Super-Turing AI: Artificial intelligence has already proven its skills in handling complex tasks that would take humans a lifetime to complete, from analysing large amounts of data to performing complex calculations
But do we know the actual cost of using AI? AI systems require a large amount of energy consumption to function.
Current AI models rely on expansive data centres, consuming enormous amounts of electricity to support their computing power. The human brain, an incredibly efficient organ, achieves similar feats of computation with a minuscule amount of energy, only 20 watts.
Energy efficient AI
A team of researchers, including Dr. Suin Yi from Texas A&M University, have made a breakthrough that could help close this energy gap, creating a future with more sustainable AI systems.
The new approach, known as “Super-Turing AI,” mimics the brain’s processing methods to make AI more energy-efficient without sacrificing performance. This development could have massive implications for the future of AI, especially as companies race to build larger and more powerful models.
Current AI models, including those used for large language systems like OpenAI and ChatGPT, rely on massive computing power and huge data centres. Training and memory, two key components of AI systems, are often handled separately in current hardware. This separation requires data to be constantly moved between different hardware components, leading to inefficiencies that demand significant energy resources.
Super-Turing AI revolutionises this by closing the gap between training and memory. Rather than separating these two processes, the new AI integrates them into one cohesive system, reducing the need for large amounts of data migration. The concept is inspired by the way the human brain functions, where memory and learning are inherently connected through neurons and synaptic connections.
Reducing energy consumption in AI.
This research could significantly reduce energy consumption in AI systems. While modern data centers consume power in the range of gigawatts, the human brain operates on 20 watts, a big difference in efficiency. Super-Turing AI aims to bring this same level of energy efficiency to AI by integrating learning and memory processes, similar to how the brain operates.
In addition to reducing power consumption, the new system minimises reliance on backpropagation, a computationally expensive method used to adjust neural networks during training. Backpropagation has been a cornerstone of AI development, but it is not biologically plausible and requires a lot of energy. Instead, Super-Turing AI uses biologically inspired mechanisms like Hebbian learning and spike-timing-dependent plasticity, which more closely resemble the way neurons in the brain strengthen their connections based on activity patterns.
The future of AI
The researchers shows the power of this new AI approach with a drone that learned to navigate a complex environment without prior training. The drone adapted to its surroundings on the fly, learning in real-time while consuming less energy than traditional AI systems.

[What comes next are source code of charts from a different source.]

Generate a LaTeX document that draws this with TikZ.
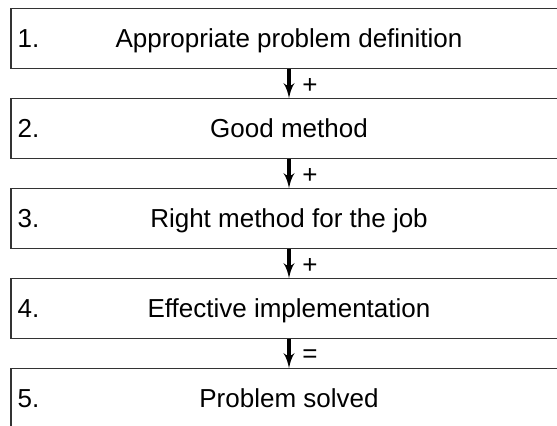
\documentclass[tikz,border=0pt]{standalone}
\usepackage{fontspec}
\setmainfont{Liberation Sans}
\usepackage{tikz}
\usetikzlibrary {positioning}
\usetikzlibrary{arrows}
\tikzset{edge/.style = {->,> = latex'}}

\begin{document}
\begin{tikzpicture}[x=0.5pt,y=-0.5pt,node distance=45pt,thick,
                stage node/.style={rectangle,draw=black!80,line width=0.6pt,minimum width=278pt,minimum height=29.75pt,inner sep=0pt,text height=9.3pt,text depth=0pt,font=\fontsize{13}{15}\selectfont},
                num/.style={anchor=west,inner sep=0pt,xshift=3.2pt,text height=9.3pt,text depth=0pt,font=\fontsize{13}{15}\selectfont},
                op/.style={right,pos=0.6,xshift=2.5pt,font=\fontsize{13}{15}\selectfont}]
                \clip (0,0) rectangle (557,425);
                \node[stage node] (1) at (289,38.5) [label={[num]west:1.}] {Appropriate problem definition};
                \node[stage node] (2) [below of=1,label={[num]west:2.}] {Good method};
                \node[stage node] (3) [below of=2,label={[num]west:3.}] {Right method for the job};
                \node[stage node] (4) [below of=3,label={[num]west:4.}] {Effective implementation};
                \node[stage node] (5) [below of=4,label={[num]west:5.}] {Problem solved};

                \path[edge,line width=1.6pt] (1) edge[] node[op] {+} (2);
                \path[edge,line width=1.6pt] (2) edge[] node[op] {+} (3);
                \path[edge,line width=1.6pt] (3) edge[] node[op] {+} (4);
                \path[edge,line width=1.6pt] (4) edge[] node[op] {=} (5);
            \end{tikzpicture}
\end{document}
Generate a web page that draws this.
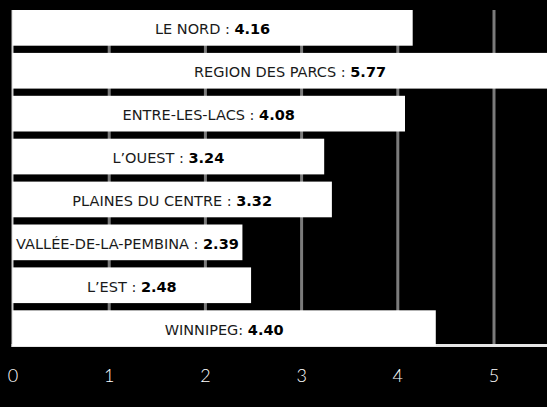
<!DOCTYPE html>
<html>
<head>
<meta charset="utf-8">
<script src="https://cdn.jsdelivr.net/npm/d3@7"></script>
<style>
  html, body { margin: 0; padding: 0; background: #000; }
  svg { display: block; }
</style>
</head>
<body>
<div id="chart"></div>
<script>
const regions = [
  "LE NORD",
  "REGION DES PARCS",
  "ENTRE-LES-LACS",
  "L’OUEST",
  "PLAINES DU CENTRE",
  "VALLÉE-DE-LA-PEMBINA",
  "L’EST",
  "WINNIPEG",
];
const values = [4.16, 5.77, 4.08, 3.24, 3.32, 2.39, 2.48, 4.4];
const separators = [" : ", " : ", " : ", " : ", " : ", " : ", " : ", ": "];
const tickValues = [0, 1, 2, 3, 4, 5];

const data = regions.map((r, i) => ({ region: r, value: values[i], sep: separators[i] }));

/* Sizing */
const width = 547,
  height = 407;
const plot = { left: 12.5, top: 10, bottom: 346 };

const svg = d3
  .select("#chart")
  .append("svg")
  .attr("width", width)
  .attr("height", height);

svg.append("rect").attr("width", width).attr("height", height).attr("fill", "#000");

/* X values */
const xScale = d3
  .scaleLinear()
  .domain([0, 5.5])
  .range([plot.left, plot.left + 5.5 * 96.2]);

/* Y values */
const yScale = d3
  .scaleBand()
  .domain(regions)
  .range([plot.top, plot.bottom])
  .paddingInner(0.168)
  .paddingOuter(0);

// gridlines behind the bars
const grid = svg
  .append("g")
  .attr("transform", `translate(0, ${plot.bottom})`)
  .call(
    d3
      .axisBottom(xScale)
      .tickValues(tickValues.slice(1))
      .tickSize(-(plot.bottom - plot.top))
      .tickFormat("")
  );
grid.select(".domain").remove();
grid.selectAll("line").attr("stroke", "#7b7b7b").attr("stroke-width", 3);

// left axis line
svg
  .append("line")
  .attr("x1", xScale(0))
  .attr("x2", xScale(0))
  .attr("y1", plot.top)
  .attr("y2", plot.bottom + 1)
  .attr("stroke", "#d4d4d4")
  .attr("stroke-width", 2);

// bottom axis line
svg
  .append("line")
  .attr("x1", xScale(0) - 1)
  .attr("x2", width)
  .attr("y1", plot.bottom - 0.5)
  .attr("y2", plot.bottom - 0.5)
  .attr("stroke", "#e6e6e6")
  .attr("stroke-width", 3);

/* Bars */
svg
  .selectAll(".bar")
  .data(data)
  .join("rect")
  .attr("class", "bar")
  .attr("x", xScale(0))
  .attr("y", (d) => yScale(d.region))
  .attr("width", (d) => xScale(d.value) - xScale(0))
  .attr("height", yScale.bandwidth())
  .attr("fill", "#fff");

/* Bar labels */
const labels = svg
  .selectAll(".label")
  .data(data)
  .join("text")
  .attr("class", "label")
  .attr("x", (d) => (xScale(0) + xScale(d.value)) / 2)
  .attr("y", (d) => yScale(d.region) + yScale.bandwidth() / 2)
  .attr("dy", "0.45em")
  .attr("text-anchor", "middle")
  .style("font-family", "'DejaVu Sans', sans-serif")
  .style("font-size", "14.5px")
  .attr("fill", "#1a1a1a");

labels.append("tspan").text((d) => d.region + d.sep);
labels
  .append("tspan")
  .style("font-weight", "bold")
  .attr("fill", "#000")
  .text((d) => d3.format(".2f")(d.value));

/* X axis labels */
const xAxis = d3
  .axisBottom(xScale)
  .tickValues(tickValues)
  .tickFormat(d3.format("d"))
  .tickSize(0)
  .tickPadding(23);
const xAxisDraw = svg.append("g").attr("transform", `translate(0, ${plot.bottom})`).call(xAxis);
xAxisDraw.select(".domain").remove();
xAxisDraw
  .selectAll("text")
  .attr("fill", "#fff")
  .style("font-family", "Lato, sans-serif")
  .style("font-weight", 300)
  .style("font-size", "18px");
</script>
</body>
</html>
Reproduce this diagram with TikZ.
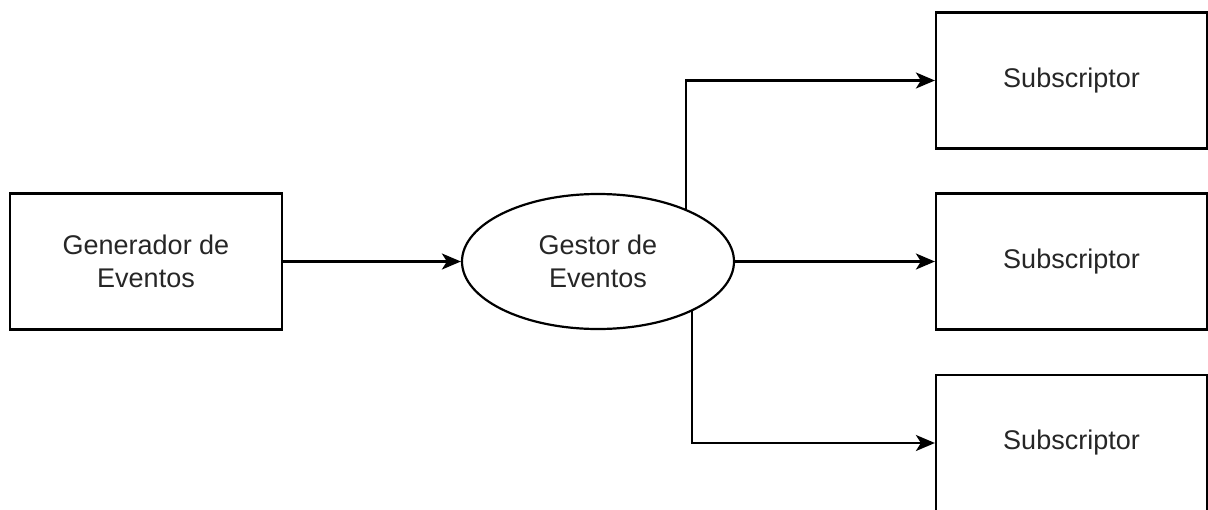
\documentclass[tikz,border=0pt]{standalone}
\usepackage{fontspec}
\setmainfont{Liberation Sans}
\usetikzlibrary{shapes.geometric,arrows.meta}
\begin{document}
\begin{tikzpicture}[x=1pt,y=-1pt,
  box/.style={draw=black,line width=2.2pt,rectangle,minimum width=272pt,minimum height=136pt,inner sep=0pt,align=center,text=black!85,font=\fontsize{27}{32.6}\selectfont},
  oval/.style={draw=black,line width=2.2pt,ellipse,minimum width=272pt,minimum height=135pt,inner sep=0pt,align=center,text=black!85,font=\fontsize{27}{32.6}\selectfont},
  conn/.style={draw=black,line width=2.2pt,-{Stealth[length=19pt,width=16pt,inset=5pt]}}]
\clip (0,0) rectangle (1208,509);
\fill[white] (0,0) rectangle (1208,509);
\node[box] (gen) at (146,261.5) {Generador de\\Eventos};
\node[oval] (gestor) at (598,261.5) {Gestor de\\Eventos};
\node[box,minimum width=271pt] (s1) at (1071.5,80.5) {Subscriptor};
\node[box,minimum width=271pt] (s2) at (1071.5,261.5) {Subscriptor};
\node[box,minimum width=271pt] (s3) at (1071.5,443) {Subscriptor};
\draw[conn] (gen.east) -- (gestor.west);
\draw[conn] (gestor.31) |- (s1.west);
\draw[conn] (gestor.east) -- (s2.west);
\draw[conn] (gestor.-28.3) |- (s3.west);
\end{tikzpicture}
\end{document}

This breakthrough is important, as the demand for AI continues to grow, and the environmental and economic costs of sustaining large AI systems have become more apparent. Data centers’ enormous energy consumption not only adds to operational costs but also contributes significantly to carbon emissions, raising concerns about the sustainability of current AI technologies.
As AI continues to evolve, the need for sustainable computing methods is becoming more important. Super-Turing AI represents a promising solution to this challenge. The system’s ability to reduce power consumption while maintaining or even improving AI performance could make it a key player in AI’s future, where hardware innovation will be just as important as advancements in software.